American football exudes militaristic imagery. Two teams at war in helmets and uniforms. “Bombs” are thrown, defenses “blitz,” from the German war term “blitzkrieg,” and there are “neutral zones” and “trenches,” ala World War I.
Not soccer. The fans stream in with scarves, randomly chanting team ditties in unison, strangers picking up the tune and hopping and chanting along with like-minded strangers. Chris reminds me that to most of the world, soccer is a winter sport, so the scarves make more sense elsewhere. But no matter, on this 70-degree day scarves representing the local team are required wear. They’re part of a series of rituals in this sport that are not militaristic, but tribalistic. It is not so much standing on the ramparts watching two armies clash, but more a shoulder-to-shoulder hugging, dancing and chanting ‘round a Celtic or African tribal campfire in preparation for a gang fight. It is both more primitive and more gentile than American football. Earthier. Friendlier. Less contrived.
These are familiar rituals in the northwest. But not so much in my home state. If you’re wanting to flee conservative America, this is your homeland, whether you know it or not.
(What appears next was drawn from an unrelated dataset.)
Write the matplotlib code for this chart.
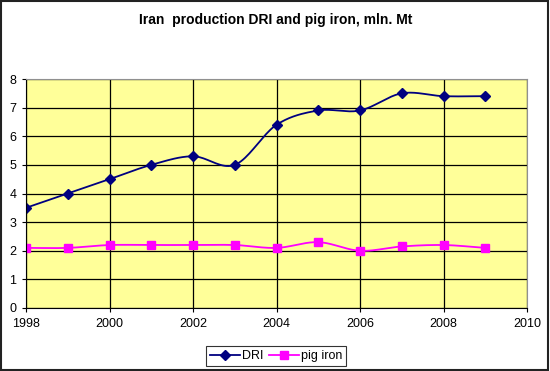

I can’t see myself retiring to Florida and eating the blue-plate special of salisbury steak and overcooked green beans at a Morrison’s cafeteria, but I can see myself retiring here and eating grilled fish & clams late at a craft brewer’s tap room.
On Wednesday I confirmed our flight home and gave Micki the rundown as she headed upstairs with a cup of coffee in her hand. “Fly out of Seattle-Tacoma at 1:00, layover in Salt Lake City, then arrive in Indy at 10:23.” She smiled and shook her head, “No baby. I’m not going back. I’m staying here. You go on without me.”
We both know better. But it’s nice to fantisize about a new life in this foreign land all the same.